Deregulation is the process of reducing or removing government regulations and restrictions on various industries, sectors, or economic activities. It involves loosening or eliminating rules, laws, and oversight previously put in place to govern and control certain aspects of the economy, businesses, or public services. The goal is often to promote market competition, increase efficiency, and foster economic growth.

What You Need To Know

The goal of deregulation is to reduce government intervention in the economy and allow market forces to operate more freely. It is often associated with the principles of market liberalization and laissez-faire economics.

Deregulation can occur in specific industries, such as telecommunications, energy, transportation, banking, and financial services. For example, in the telecommunications sector, deregulation may remove restrictions on entry into the market and eliminate price controls. By reducing barriers to entry and promoting a level playing field, new players can enter the market and existing companies must innovate and improve their services to stay competitive.

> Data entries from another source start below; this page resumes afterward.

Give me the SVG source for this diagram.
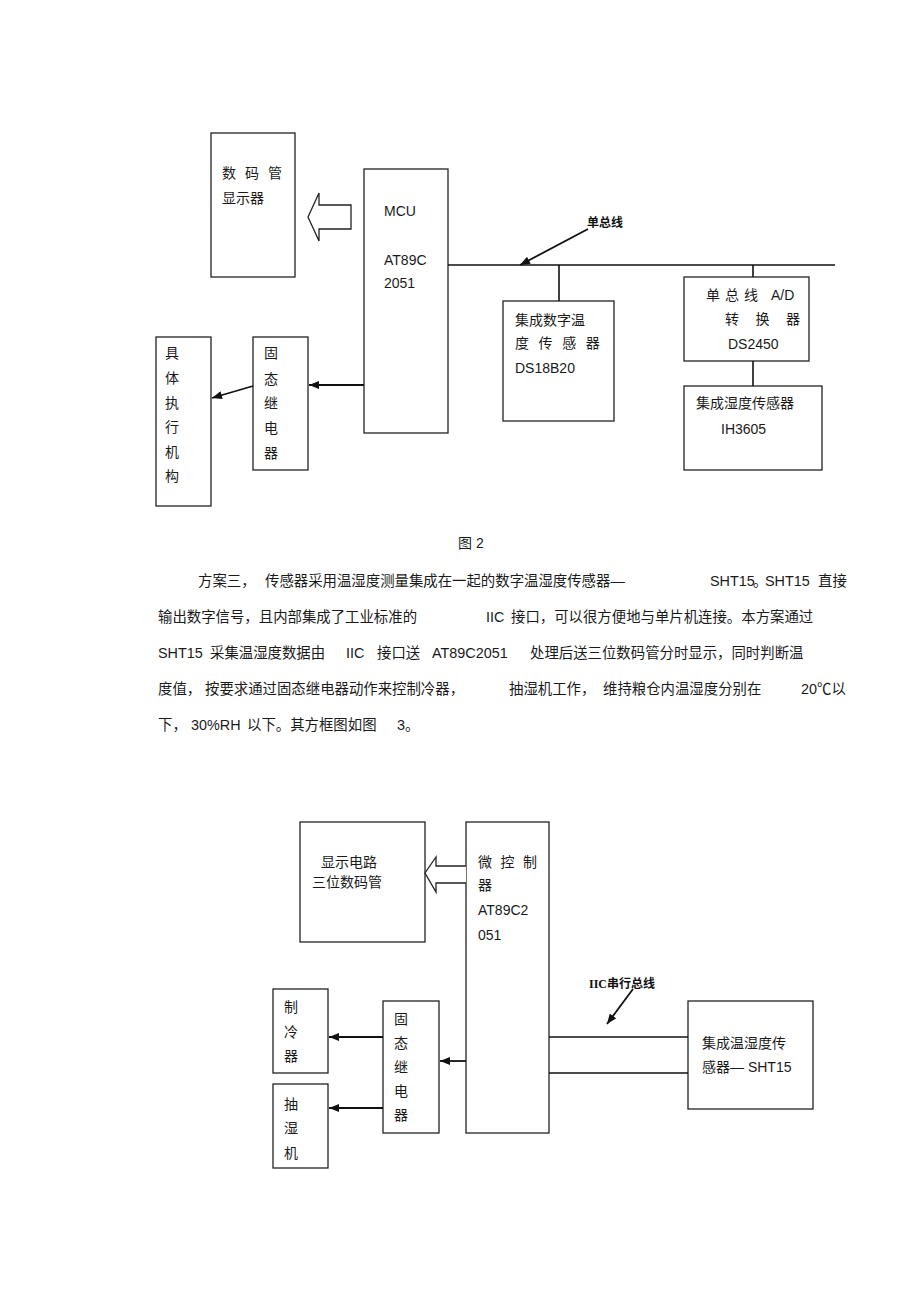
<svg xmlns="http://www.w3.org/2000/svg" width="920" height="1303" viewBox="0 0 920 1303">
<style>
.box{fill:none;stroke:#222;stroke-width:1.3}
.t{font-family:"Liberation Sans","Noto Sans CJK SC",sans-serif;font-size:14px;fill:#1a1a1a}
.tm{font-family:"Liberation Sans","Noto Sans CJK SC",sans-serif;font-size:14px;fill:#1a1a1a;text-anchor:middle}
.p{font-family:"Liberation Sans","Noto Sans CJK SC",sans-serif;font-size:14.4px;fill:#1a1a1a}
.lbl{font-family:"Liberation Serif","Noto Sans CJK SC",serif;font-size:12px;font-weight:bold;fill:#111}
.w{stroke:#111;stroke-width:1.6;fill:none}
.a{stroke:#111;stroke-width:1.8;fill:none;marker-end:url(#ah)}
.hol{fill:#fff;stroke:#222;stroke-width:1.3}
</style>
<defs>
<marker id="ah" viewBox="0 0 10 8" refX="10" refY="4" markerWidth="11" markerHeight="8" markerUnits="userSpaceOnUse" orient="auto"><path d="M0,0 L10,4 L0,8 z" fill="#111"/></marker>
</defs>
<rect width="920" height="1303" fill="#fff"/>

<!-- Figure 2 -->
<g id="display1"><rect class="box" x="211" y="133" width="84" height="144"/>
<text class="t" x="222" y="178" letter-spacing="9">数码管</text>
<text class="t" x="222" y="203">显示器</text></g>
<g id="mcu1"><rect class="box" x="364" y="169" width="84" height="264"/>
<text class="t" x="384" y="216">MCU</text>
<text class="t" x="384" y="265">AT89C</text>
<text class="t" x="384" y="288">2051</text></g>
<g id="ds18b20"><rect class="box" x="503" y="301" width="111" height="120"/>
<text class="t" x="515" y="325">集成数字温</text>
<text class="t" x="515" y="348" letter-spacing="9.6">度传感器</text>
<text class="t" x="515" y="373">DS18B20</text></g>
<g id="ds2450"><rect class="box" x="684" y="277" width="125" height="84"/>
<text class="t" x="706" y="300" letter-spacing="5">单总线</text>
<text class="t" x="771" y="300">A/D</text>
<text class="t" x="725" y="324" letter-spacing="16.5">转换器</text>
<text class="t" x="728" y="349">DS2450</text></g>
<g id="ih3605"><rect class="box" x="684" y="386" width="138" height="84"/>
<text class="t" x="696" y="408">集成湿度传感器</text>
<text class="t" x="721" y="434">IH3605</text></g>
<g id="relay1"><rect class="box" x="253" y="337" width="55" height="133"/>
<text class="tm" x="271" y="358">固</text><text class="tm" x="271" y="384">态</text><text class="tm" x="271" y="408">继</text><text class="tm" x="271" y="433">电</text><text class="tm" x="271" y="458">器</text></g>
<g id="actuator"><rect class="box" x="156" y="337" width="55" height="169"/>
<text class="tm" x="172" y="358">具</text><text class="tm" x="172" y="383">体</text><text class="tm" x="172" y="408">执</text><text class="tm" x="172" y="432">行</text><text class="tm" x="172" y="457">机</text><text class="tm" x="172" y="481">构</text></g>
<g id="connectors1">
<polygon class="hol" points="308,217 319,193 319,205 351,205 351,229 319,229 319,241"/>
<line class="w" x1="448" y1="265" x2="835" y2="265"/>
<line class="w" x1="559" y1="265" x2="559" y2="301" stroke-width="2"/>
<line class="w" x1="753" y1="265" x2="753" y2="277" stroke-width="2"/>
<line class="w" x1="753" y1="361" x2="753" y2="386" stroke-width="2"/>
<line class="a" x1="588" y1="229" x2="520" y2="265"/>
<line class="a" x1="364" y1="385" x2="309" y2="385"/>
<line class="a" x1="253" y1="386" x2="212" y2="398"/>
<text class="lbl" x="587" y="227">单总线</text>
</g>
<text class="t" x="458" y="548">图 2</text>

<!-- paragraph -->
<g id="paragraph">
<text class="p" x="198" y="586">方案三，</text>
<text class="p" x="265" y="586">传感器采用温湿度测量集成在一起的数字温湿度传感器—</text>
<text class="p" x="710" y="586">SHT15</text><text class="p" x="753" y="586">。</text><text class="p" x="765" y="586">SHT15</text>
<text class="p" x="818" y="586">直接</text>
<text class="p" x="158" y="622">输出数字信号，且内部集成了工业标准的</text>
<text class="p" x="486" y="622">IIC</text>
<text class="p" x="511" y="622">接口，可以很方便地与单片机连接。本方案通过</text>
<text class="p" x="158" y="658">SHT15</text>
<text class="p" x="210" y="658">采集温湿度数据由</text>
<text class="p" x="346" y="658">IIC</text>
<text class="p" x="377" y="658">接口送</text>
<text class="p" x="432" y="658">AT89C2051</text>
<text class="p" x="530" y="658">处理后送三位数码管分时显示，同时判断温</text>
<text class="p" x="158" y="694">度值，</text>
<text class="p" x="205" y="694">按要求通过固态继电器动作来控制冷器，</text>
<text class="p" x="509" y="694">抽湿机工作，</text>
<text class="p" x="603" y="694">维持粮仓内温湿度分别在</text>
<text class="p" x="801" y="694">20℃以</text>
<text class="p" x="158" y="730">下，</text>
<text class="p" x="191" y="730">30%RH</text>
<text class="p" x="247" y="730">以下。其方框图如图</text>
<text class="p" x="397" y="730">3。</text>
</g>

<!-- Figure 3 -->
<g id="display2"><rect class="box" x="300" y="822" width="125" height="120"/>
<text class="t" x="321" y="867">显示电路</text>
<text class="t" x="312" y="887">三位数码管</text></g>
<g id="mcu2"><rect class="box" x="466" y="822" width="83" height="311"/>
<text class="t" x="478" y="867" letter-spacing="8.5">微控制</text>
<text class="t" x="478" y="890">器</text>
<text class="t" x="478" y="915">AT89C2</text>
<text class="t" x="478" y="940">051</text></g>
<g id="sht15"><rect class="box" x="688" y="1001" width="125" height="108"/>
<text class="t" x="702" y="1048">集成温湿度传</text>
<text class="t" x="702" y="1072">感器— SHT15</text></g>
<g id="relay2"><rect class="box" x="383" y="1001" width="56" height="132"/>
<text class="tm" x="401" y="1024">固</text><text class="tm" x="401" y="1048">态</text><text class="tm" x="401" y="1072">继</text><text class="tm" x="401" y="1096">电</text><text class="tm" x="401" y="1120">器</text></g>
<g id="cooler"><rect class="box" x="273" y="989" width="55" height="84"/>
<text class="tm" x="291" y="1012">制</text><text class="tm" x="291" y="1037">冷</text><text class="tm" x="291" y="1061">器</text></g>
<g id="dehumidifier"><rect class="box" x="273" y="1084" width="55" height="84"/>
<text class="tm" x="291" y="1109">抽</text><text class="tm" x="291" y="1133">湿</text><text class="tm" x="291" y="1158">机</text></g>
<g id="connectors2">
<polyline class="hol" points="466,866 436,866 436,857 425,873 436,892 436,883 466,883"/>
<line class="w" x1="549" y1="1037" x2="688" y2="1037" stroke="#333"/>
<line class="w" x1="549" y1="1073" x2="688" y2="1073" stroke="#333"/>
<line class="a" x1="633" y1="989" x2="607" y2="1024"/>
<line class="a" x1="466" y1="1061" x2="440" y2="1061"/>
<line class="a" x1="383" y1="1037" x2="329" y2="1037"/>
<line class="a" x1="383" y1="1108" x2="329" y2="1108"/>
<text class="lbl" x="589" y="988" font-size="11">IIC串行总线</text>
</g>
</svg>
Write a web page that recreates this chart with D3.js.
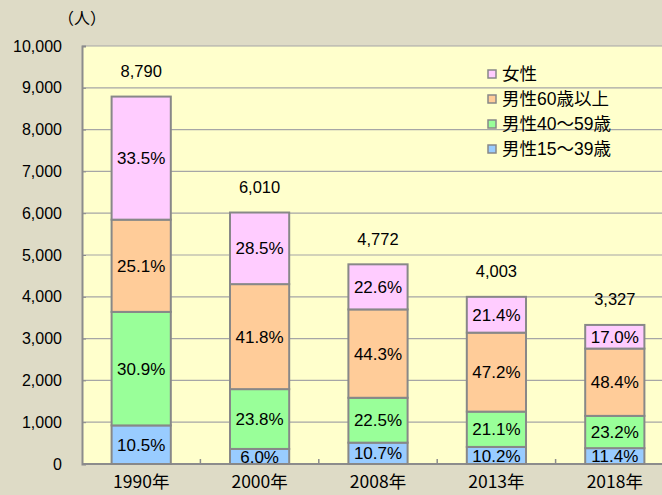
<!DOCTYPE html>
<html><head><meta charset="utf-8">
<script src="https://cdn.jsdelivr.net/npm/d3@7"></script>
<style>
body{margin:0;background:#DEDBC6;}
svg{display:block;}
text{fill:#000;}
</style></head><body>
<svg id="c" width="662" height="495"></svg>
<script>
const years = ["1990年","2000年","2008年","2013年","2018年"];
const totals = [8790, 6010, 4772, 4003, 3327];
const seriesNames = ["男性15～39歳","男性40～59歳","男性60歳以上","女性"];
const pctYoung = [10.5, 6.0, 10.7, 10.2, 11.4];
const pctMid = [30.9, 23.8, 22.5, 21.1, 23.2];
const pctOld = [25.1, 41.8, 44.3, 47.2, 48.4];
const pctFemale = [33.5, 28.5, 22.6, 21.4, 17.0];
const yTicks = [0,1000,2000,3000,4000,5000,6000,7000,8000,9000,10000];
const colors = ["#99CCFF","#99FF99","#FFCC99","#FFCCFF"];

const pcts = [pctYoung, pctMid, pctOld, pctFemale];
const rows = years.map((y,i)=>{
  const r = {year:y, total:totals[i]};
  seriesNames.forEach((s,k)=>{ r[s] = totals[i]*pcts[k][i]/100; r["p"+k]=pcts[k][i]; });
  return r;
});
const stacked = d3.stack().keys(seriesNames)(rows);

const svg = d3.select("#c");
const L=82, T=46, B=464, R=674;
const x = d3.scaleBand().domain(years).range([L,R]).paddingInner(0.5).paddingOuter(0.25);
const y = d3.scaleLinear().domain([0,10000]).range([B,T]);

svg.append("rect").attr("x",L).attr("y",T).attr("width",R-L).attr("height",B-T).attr("fill","#FFFFCC");

// gridlines
svg.append("g").selectAll("line").data(yTicks.filter(d=>d>0)).join("line")
  .attr("x1",L).attr("x2",R).attr("y1",d=>y(d)).attr("y2",d=>y(d))
  .attr("stroke","#A6A6A6").attr("stroke-width",1.2);

// y axis
const ya = svg.append("g").attr("transform",`translate(${L},0)`)
  .call(d3.axisLeft(y).tickValues(yTicks).tickFormat(d3.format(",")).tickSize(-4).tickPadding(20));
ya.select(".domain").attr("stroke","#8C8C8C").attr("stroke-width",2);
ya.selectAll(".tick line").attr("stroke","#8C8C8C");
ya.selectAll("text").attr("font-family","Liberation Sans, Arial, sans-serif").attr("font-size",16).attr("fill","#000");

// x axis
const xa = svg.append("g").attr("transform",`translate(0,${B})`)
  .call(d3.axisBottom(x).tickSize(0).tickPadding(15));
xa.select(".domain").attr("d",`M${L},0H${R}`).attr("stroke","#8C8C8C").attr("stroke-width",2);
xa.selectAll("text").attr("font-family","Liberation Sans Narrow, Noto Sans CJK JP, sans-serif").attr("font-size",17.5).attr("fill","#000").attr("dy","0.5em");
// category boundary ticks (inside)
const step = x.step();
svg.append("g").selectAll("line").data(years.slice(1)).join("line")
  .attr("x1",d=>x(d)-step*0.25).attr("x2",d=>x(d)-step*0.25)
  .attr("y1",B).attr("y2",B-5).attr("stroke","#8C8C8C").attr("stroke-width",1.5);

// bars
const g = svg.append("g");
stacked.forEach((layer,k)=>{
  g.append("g").selectAll("rect").data(layer).join("rect")
    .attr("x",d=>x(d.data.year)).attr("width",x.bandwidth())
    .attr("y",d=>y(d[1])).attr("height",d=>y(d[0])-y(d[1]))
    .attr("fill",colors[k]).attr("stroke","#888").attr("stroke-width",2);
});
stacked.forEach((layer,k)=>{
  g.append("g").selectAll("text").data(layer).join("text")
    .attr("x",d=>x(d.data.year)+x.bandwidth()/2)
    .attr("y",d=>Math.min((y(d[0])+y(d[1]))/2, B-7))
    .attr("dy","0.36em").attr("text-anchor","middle")
    .attr("font-family","Liberation Sans Narrow, Arial Narrow, sans-serif").attr("font-size",17)
    .text(d=>d3.format(".1f")(d.data["p"+k])+"%");
});
// totals
svg.append("g").selectAll("text").data(rows).join("text")
  .attr("x",d=>x(d.year)+x.bandwidth()/2).attr("y",d=>y(d.total)-20)
  .attr("text-anchor","middle").attr("font-family","Liberation Sans, Arial, sans-serif").attr("font-size",16.5)
  .text(d=>d3.format(",")(d.total));

// unit
svg.append("text").attr("x",58).attr("y",24).attr("font-family","Noto Sans CJK JP, sans-serif").attr("font-size",16).text("（人）");

// legend
const legOrder = [3,2,1,0];
const lg = svg.append("g");
legOrder.forEach((k,i)=>{
  const cy = 74 + i*25;
  lg.append("rect").attr("x",488).attr("y",cy-4).attr("width",8).attr("height",8)
    .attr("fill",colors[k]).attr("stroke","#888").attr("stroke-width",1.5);
  lg.append("text").attr("x",502).attr("y",cy).attr("dy","0.36em")
    .attr("font-family","Liberation Sans, Noto Sans CJK JP, sans-serif").attr("font-size",17.5)
    .text(seriesNames[k]);
});
</script></body></html>
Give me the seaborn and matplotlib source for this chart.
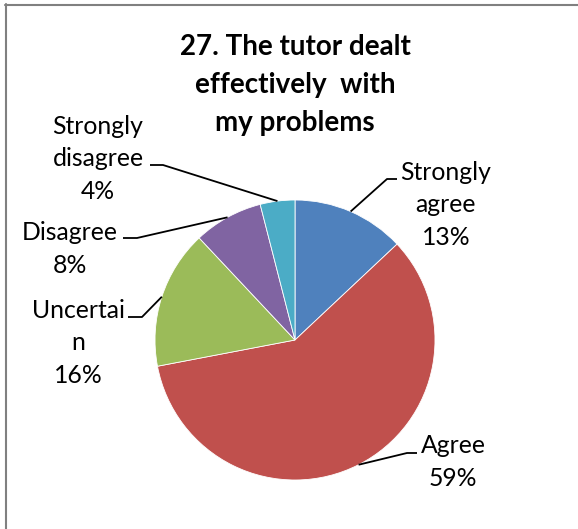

Proponents of deregulation argue it can lead to greater consumer choice, lower prices, and improved service quality. By reducing bureaucratic hurdles and fostering a more flexible business environment, it can spur economic growth and encourage innovation. However, critics warn it can result in reduced consumer protection and potential market abuses if not properly implemented and monitored. It can also lead to market failures, such as monopolies or oligopolies, without effective antitrust measures. Moreover, some regulations are designed to protect public health, safety, and the environment, and removing them could pose risks.